• **Direction**
Exactly as written, write out the lines below from the first to the one containing "4365), (2565, 4435)]", inclusive. Pictures do not belong in the copy.

## Begin Given information

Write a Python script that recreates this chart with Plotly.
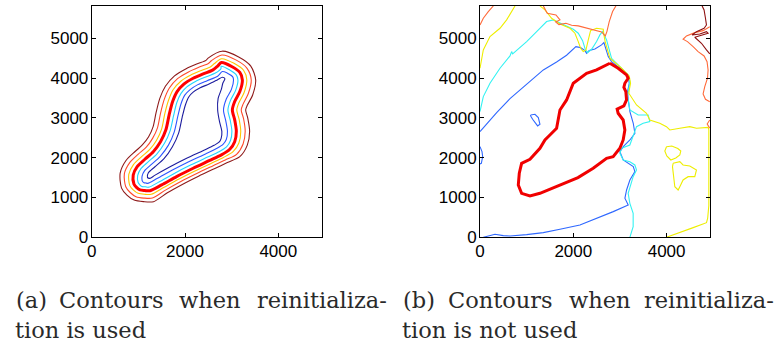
import plotly.graph_objects as go

# ---------------------------------------------------------------------------
# Panel (a): level-set contours after reinitialization (closed curves, x/y in m)
# ---------------------------------------------------------------------------
LEVEL_A_ZERO = [(2780, 4390), (3000, 4290), (3175, 4140), (3230, 3950), (3175, 3660), (3065, 3410),
                (3015, 3200), (3065, 2950), (3100, 2660), (3065, 2400), (2960, 2210), (2780, 2070),
                (2530, 1930), (2175, 1735), (1820, 1525), (1500, 1315), (1250, 1170), (1140, 1175),
                (1035, 1190), (960, 1255), (905, 1340), (890, 1565), (975, 1775), (1140, 1960),
                (1320, 2150), (1475, 2400), (1590, 2700), (1660, 3075), (1735, 3410), (1830, 3660),
                (1975, 3850), (2175, 3995), (2390, 4105), (2600, 4205), (2700, 4300)]

LEVEL_A_P1 = [(2785, 4485), (3050, 4370), (3255, 4195), (3325, 3950), (3265, 3630), (3155, 3380),
              (3110, 3200), (3160, 2965), (3195, 2660), (3155, 2370), (3030, 2150), (2822, 2005),
              (2567, 1863), (2213, 1668), (1861, 1460), (1541, 1250), (1275, 1080), (1130, 1080),
              (995, 1105), (890, 1190), (815, 1305), (795, 1580), (895, 1825), (1070, 2025),
              (1245, 2210), (1390, 2440), (1500, 2725), (1565, 3095), (1645, 3435), (1745, 3705),
              (1910, 3920), (2125, 4075), (2350, 4190), (2550, 4285), (2630, 4365)]

LEVEL_A_P2 = [(2790, 4580), (3100, 4450), (3330, 4245), (3420, 3950), (3355, 3605), (3245, 3345),
              (3205, 3200), (3255, 2980), (3290, 2660), (3245, 2345), (3105, 2085), (2864, 1941),
              (2603, 1797), (2252, 1602), (1901, 1395), (1581, 1185), (1300, 985), (1120, 985),
              (950, 1020), (825, 1125), (730, 1270), (700, 1595), (815, 1875), (1000, 2090),
              (1170, 2265), (1305, 2485), (1410, 2750), (1475, 3115), (1555, 3465), (1665, 3750),
              (1840, 3985), (2075, 4155), (2305, 4275), (2500, 4365), (2565, 4435)]

LEVEL_A_P3 = [(2795, 4675), (3150, 4530), (3410, 4300), (3515, 3950), (3450, 3575), (3335, 3315),
              (3300, 3200), (3345, 2995), (3385, 2660), (3335, 2315), (3175, 2025), (2907, 1877),
              (2640, 1730), (2290, 1535), (1942, 1329), (1622, 1119), (1325, 895), (1110, 895),
              (910, 935), (755, 1060), (640, 1235), (610, 1610), (735, 1930), (930, 2155),
              (1090, 2325), (1220, 2525), (1315, 2775), (1380, 3130), (1460, 3490), (1580, 3795),
              (1775, 4055), (2025, 4235), (2265, 4360), (2450, 4445), (2495, 4500)]

LEVEL_A_M1 = [(2775, 4295), (2950, 4210), (3095, 4085), (3135, 3950), (3085, 3690), (2975, 3440),
              (2920, 3200), (2970, 2935), (3005, 2660), (2975, 2430), (2890, 2270), (2730, 2150),
              (2485, 2015), (2130, 1820), (1770, 1605), (1450, 1395), (1225, 1260), (1150, 1270),
              (1075, 1275), (1030, 1320), (995, 1375), (985, 1550), (1055, 1725), (1210, 1895),
              (1395, 2090), (1560, 2360), (1680, 2675), (1755, 3055), (1825, 3385), (1915, 3615),
              (2040, 3780), (2225, 3915), (2430, 4020), (2650, 4125), (2770, 4235)]

LEVEL_A_M2 = [(2900, 4130), (3020, 4035), (3040, 3950), (2995, 3715), (2885, 3475), (2825, 3200),
              (2875, 2920), (2910, 2660), (2885, 2455), (2815, 2335), (2675, 2230), (2440, 2095),
              (2080, 1900), (1720, 1685), (1400, 1475), (1200, 1355), (1160, 1365), (1120, 1370),
              (1095, 1395), (1080, 1430), (1080, 1535), (1135, 1675), (1280, 1830), (1470, 2035),
              (1645, 2315), (1770, 2650), (1845, 3035), (1915, 3355), (1995, 3570), (2110, 3710),
              (2275, 3835), (2475, 3935), (2700, 4045), (2800, 4165)]

LEVEL_A_M3 = [(2800, 4020), (2855, 3985), (2810, 3870), (2780, 3720), (2710, 3490), (2700, 3200),
              (2740, 2905), (2790, 2660), (2775, 2485), (2735, 2395), (2625, 2310), (2395, 2180),
              (2035, 1985), (1670, 1765), (1350, 1555), (1245, 1480), (1195, 1505), (1215, 1620),
              (1350, 1765), (1550, 1975), (1730, 2275), (1865, 2625), (1940, 3020), (2010, 3330),
              (2080, 3525), (2175, 3645), (2325, 3755), (2515, 3850), (2700, 3960)]

# ---------------------------------------------------------------------------
# Panel (b): contours without reinitialization (open and closed curves, m)
# ---------------------------------------------------------------------------
ZERO_B = [(2784, 4372), (2961, 4246), (3141, 4078), (3176, 3995), (3105, 3869), (3084, 3769),
          (3126, 3658), (3141, 3450), (3084, 3300), (2940, 3220), (2961, 3116), (3069, 2947),
          (3105, 2696), (3069, 2445), (2998, 2236), (2854, 2025), (2713, 1985), (2426, 1734),
          (2100, 1500), (1642, 1273), (1285, 1105), (1071, 1038), (892, 1105), (821, 1315),
          (842, 1608), (892, 1859), (1071, 1960), (1285, 2236), (1392, 2446), (1499, 2571),
          (1642, 2739), (1714, 3199), (1856, 3450), (1999, 3869), (2106, 3970), (2285, 4121),
          (2499, 4204), (2642, 4288), (2784, 4372)]

BLUE_B_MAIN = [(0, 2655), (143, 2848), (357, 3132), (643, 3484), (893, 3735), (1107, 3970),
               (1357, 4204), (1642, 4405), (1856, 4573), (2056, 4790), (2156, 4765), (2249, 4690),
               (2285, 4623), (2342, 4690), (2463, 4732), (2606, 4832), (2656, 4891), (2749, 4539),
               (2820, 4414), (2999, 4246), (3177, 4053), (3199, 3869), (3163, 3660), (3177, 3450),
               (3213, 3157), (3285, 2864), (3320, 2613), (3213, 2445), (3070, 2278), (2999, 2152),
               (3070, 1943), (3285, 1776), (3320, 1650), (3213, 1440), (3142, 1189), (3106, 980),
               (3177, 812), (2856, 645), (2499, 477), (2142, 310), (1714, 201), (1357, 117),
               (1000, 67), (643, 34), (500, 42), (321, 75), (179, 34), (71, 0)]
BLUE_B_EDGE = [(0, 2278), (43, 2152), (57, 2026), (29, 1859), (0, 1842)]
BLUE_B_LOOP = [(1085, 3074), (1178, 3090), (1250, 3007), (1285, 2839), (1235, 2797), (1178, 2881),
               (1128, 2965), (1085, 3049), (1085, 3074)]

CYAN_B = [(0, 3157), (71, 3534), (214, 3869), (428, 4246), (643, 4556), (678, 4665), (700, 4606),
          (1000, 4916), (1214, 5167), (1428, 5419), (1571, 5461), (1714, 5377), (1856, 5310),
          (1999, 5226), (2106, 5126), (2199, 4941), (2256, 4723), (2306, 4640), (2392, 4723),
          (2499, 4916), (2570, 5084), (2628, 5167), (2713, 4958), (2820, 4497), (2999, 4288),
          (3177, 4079), (3213, 3911), (3177, 3702), (3160, 3534), (3180, 3450), (3212, 3199),
          (3390, 3073), (3604, 3073), (3640, 2905), (3497, 2864), (3355, 2779), (3283, 2570),
          (3212, 2319), (3034, 2236), (2998, 2111), (3069, 1942), (3212, 1899), (3319, 1817),
          (3355, 1691), (3283, 1523), (3212, 1271), (3176, 1106), (3212, 854), (3283, 603),
          (3283, 266), (3212, 0)]

YELLOW_B_LEFT = [(0, 4246), (36, 4456), (71, 4707), (214, 5042), (428, 5251), (571, 5461),
                 (678, 5670), (750, 5812)]
YELLOW_B_FRONT = [(1285, 5812), (1392, 5712), (1535, 5502), (1714, 5360), (1928, 5251), (2035, 5126),
                  (2106, 4916), (2156, 4749), (2213, 4665), (2271, 4707), (2321, 4958), (2370, 5192),
                  (2499, 5251), (2642, 5226), (2656, 5084), (2685, 4900), (2785, 4497), (3035, 4246),
                  (3199, 4053), (3227, 3869), (3200, 3700), (3190, 3620), (3355, 3324), (3569, 3116),
                  (3640, 2947), (3854, 2864), (3997, 2779), (4069, 2696), (4283, 2739), (4497, 2779),
                  (4640, 2739), (4889, 2760), (4905, 2700), (4905, 1700), (4905, 800), (4880, 480),
                  (4855, 368), (4570, 243), (4284, 126), (3998, 0)]
YELLOW_B_LOOP1 = [(3998, 2276), (4111, 2294), (4240, 2231), (4304, 2168), (4283, 2068), (4197, 1992),
                  (4090, 1942), (4004, 2043), (3961, 2168), (3998, 2276)]
YELLOW_B_LOOP2 = [(4139, 1859), (4283, 1899), (4353, 1817), (4497, 1791), (4640, 1691), (4604, 1523),
                  (4461, 1523), (4353, 1440), (4283, 1271), (4247, 1188), (4176, 1271), (4154, 1440),
                  (4139, 1608), (4126, 1774), (4139, 1859)]

ORANGE_B_LEFT = [(0, 5335), (71, 5502), (178, 5670), (286, 5812)]
ORANGE_B_TOP = [(1357, 5812), (1442, 5628), (1628, 5586), (1714, 5461), (1621, 5410), (1692, 5343),
                (1842, 5377), (1964, 5327), (2106, 5310), (2271, 5259), (2428, 5209), (2606, 5159),
                (2685, 5058), (2720, 5167), (2770, 5418), (2842, 5670), (2913, 5812)]
ORANGE_B_RIGHT = [(4925, 5291), (4782, 5191), (4604, 5141), (4426, 5058), (4353, 4975), (4447, 4916),
                  (4568, 4790), (4675, 4664), (4803, 4555), (4867, 4413), (4889, 4204), (4876, 3995),
                  (4818, 3784), (4782, 3600), (4833, 3467), (4925, 3407)]
ORANGE_B_EDGE = [(4925, 2948), (4870, 2848), (4925, 2739)]

DARKRED_B = [(4761, 5812), (4803, 5711), (4833, 5503), (4854, 5334), (4803, 5251), (4640, 5166),
             (4546, 5083), (4711, 5108), (4854, 5166), (4889, 5126), (4604, 5025), (4747, 4874),
             (4854, 4706), (4925, 4606)]

# axis extents and ticks
X_RANGE = [0, 4930]
Y_RANGE = [0, 5810]
X_TICKS = [0, 2000, 4000]
Y_TICKS = [0, 1000, 2000, 3000, 4000, 5000]

CAPTION_A = [["(a)", "Contours", "when", "reinitializa-"], ["tion is used"]]
CAPTION_B = [["(b)", "Contours", "when", "reinitializa-"], ["tion is not used"]]

# ---------------------------------------------------------------------------
W, H = 778, 345
fig = go.Figure()


def add_curve(points, color, width, xa, ya, closed=False, smooth=False):
    xs = [p[0] for p in points]
    ys = [p[1] for p in points]
    if closed:
        xs.append(xs[0])
        ys.append(ys[0])
    line = dict(color=color, width=width)
    if smooth:
        line.update(shape="spline", smoothing=0.8)
    fig.add_trace(go.Scatter(x=xs, y=ys, mode="lines", line=line, xaxis=xa, yaxis=ya,
                             hoverinfo="skip", showlegend=False, cliponaxis=True))


# panel (a): jet-coloured levels, zero level drawn last and thick
panel_a = [
    (LEVEL_A_M3, "#1c1c9e", 1.1),
    (LEVEL_A_M2, "#2c55ff", 1.1),
    (LEVEL_A_M1, "#22d4ff", 1.1),
    (LEVEL_A_P1, "#ffc400", 1.1),
    (LEVEL_A_P2, "#ff4a2a", 1.1),
    (LEVEL_A_P3, "#8e1a1a", 1.1),
    (LEVEL_A_ZERO, "#ff0000", 3.0),
]
for pts, col, w in panel_a:
    add_curve(pts, col, w, "x", "y", closed=True, smooth=True)

# panel (b)
panel_b = [
    (BLUE_B_MAIN, "#2f68ff", False),
    (BLUE_B_EDGE, "#2f68ff", False),
    (BLUE_B_LOOP, "#2f68ff", False),
    (CYAN_B, "#33f2f2", False),
    (YELLOW_B_LEFT, "#eeee00", False),
    (YELLOW_B_FRONT, "#eeee00", False),
    (YELLOW_B_LOOP1, "#eeee00", False),
    (YELLOW_B_LOOP2, "#eeee00", False),
    (ORANGE_B_LEFT, "#ff6a3a", False),
    (ORANGE_B_TOP, "#ff6a3a", False),
    (ORANGE_B_RIGHT, "#ff6a3a", False),
    (ORANGE_B_EDGE, "#ff6a3a", False),
    (DARKRED_B, "#8e1010", False),
]
for pts, col, closed in panel_b:
    add_curve(pts, col, 1.1, "x2", "y2", closed=closed)
add_curve(ZERO_B, "#f00000", 3.0, "x2", "y2")

# ---------------------------------------------------------------------------
tick_font = dict(family="Liberation Sans", size=17, color="black")


def axis(domain, rng, ticks, anchor, standoff):
    return dict(domain=domain, range=rng, anchor=anchor, tickvals=ticks,
                ticktext=[str(t) for t in ticks], tickfont=tick_font,
                showgrid=False, zeroline=False, showline=True, linecolor="black",
                linewidth=1, mirror="ticks", ticks="inside", ticklen=4,
                tickcolor="black", tickwidth=1, automargin=False, fixedrange=True,
                ticklabelstandoff=standoff)


ydom = [1 - 237.3 / H, 1 - 6 / H]
fig.update_layout(
    width=W, height=H,
    margin=dict(l=0, r=0, t=0, b=0),
    paper_bgcolor="white", plot_bgcolor="white",
    xaxis=axis([91.7 / W, 321.7 / W], X_RANGE, X_TICKS, "y", -2),
    yaxis=axis(ydom, Y_RANGE, Y_TICKS, "x", -1),
    xaxis2=axis([480 / W, 710 / W], X_RANGE, X_TICKS, "y2", -2),
    yaxis2=axis(ydom, Y_RANGE, Y_TICKS, "x2", -1),
)

# captions, word by word so the first line is justified
cap_font = dict(family="DejaVu Serif", size=22.5, color="#2a2a2a")
word_centres_a = [31, 111, 210, 322]
word_centres_b = [419, 500, 600, 709]
line_y = [300, 330]
for words, centres in ((CAPTION_A[0], word_centres_a), (CAPTION_B[0], word_centres_b)):
    for wtxt, cx in zip(words, centres):
        fig.add_annotation(text=wtxt, x=cx / W, y=1 - line_y[0] / H, xref="paper", yref="paper",
                           xanchor="center", yanchor="middle", showarrow=False, font=cap_font)
for txt, lx in ((CAPTION_A[1][0], 13), (CAPTION_B[1][0], 400)):
    fig.add_annotation(text=txt, x=lx / W, y=1 - line_y[1] / H, xref="paper", yref="paper",
                       xanchor="left", yanchor="middle", showarrow=False, font=cap_font)

fig.write_html("out.html")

## End Given information

• **Written solution**
Write a Python script that recreates this chart with Plotly.
import plotly.graph_objects as go

# ---------------------------------------------------------------------------
# Panel (a): level-set contours after reinitialization (closed curves, x/y in m)
# ---------------------------------------------------------------------------
LEVEL_A_ZERO = [(2780, 4390), (3000, 4290), (3175, 4140), (3230, 3950), (3175, 3660), (3065, 3410),
                (3015, 3200), (3065, 2950), (3100, 2660), (3065, 2400), (2960, 2210), (2780, 2070),
                (2530, 1930), (2175, 1735), (1820, 1525), (1500, 1315), (1250, 1170), (1140, 1175),
                (1035, 1190), (960, 1255), (905, 1340), (890, 1565), (975, 1775), (1140, 1960),
                (1320, 2150), (1475, 2400), (1590, 2700), (1660, 3075), (1735, 3410), (1830, 3660),
                (1975, 3850), (2175, 3995), (2390, 4105), (2600, 4205), (2700, 4300)]

LEVEL_A_P1 = [(2785, 4485), (3050, 4370), (3255, 4195), (3325, 3950), (3265, 3630), (3155, 3380),
              (3110, 3200), (3160, 2965), (3195, 2660), (3155, 2370), (3030, 2150), (2822, 2005),
              (2567, 1863), (2213, 1668), (1861, 1460), (1541, 1250), (1275, 1080), (1130, 1080),
              (995, 1105), (890, 1190), (815, 1305), (795, 1580), (895, 1825), (1070, 2025),
              (1245, 2210), (1390, 2440), (1500, 2725), (1565, 3095), (1645, 3435), (1745, 3705),
              (1910, 3920), (2125, 4075), (2350, 4190), (2550, 4285), (2630, 4365)]

LEVEL_A_P2 = [(2790, 4580), (3100, 4450), (3330, 4245), (3420, 3950), (3355, 3605), (3245, 3345),
              (3205, 3200), (3255, 2980), (3290, 2660), (3245, 2345), (3105, 2085), (2864, 1941),
              (2603, 1797), (2252, 1602), (1901, 1395), (1581, 1185), (1300, 985), (1120, 985),
              (950, 1020), (825, 1125), (730, 1270), (700, 1595), (815, 1875), (1000, 2090),
              (1170, 2265), (1305, 2485), (1410, 2750), (1475, 3115), (1555, 3465), (1665, 3750),
              (1840, 3985), (2075, 4155), (2305, 4275), (2500, 4365), (2565, 4435)]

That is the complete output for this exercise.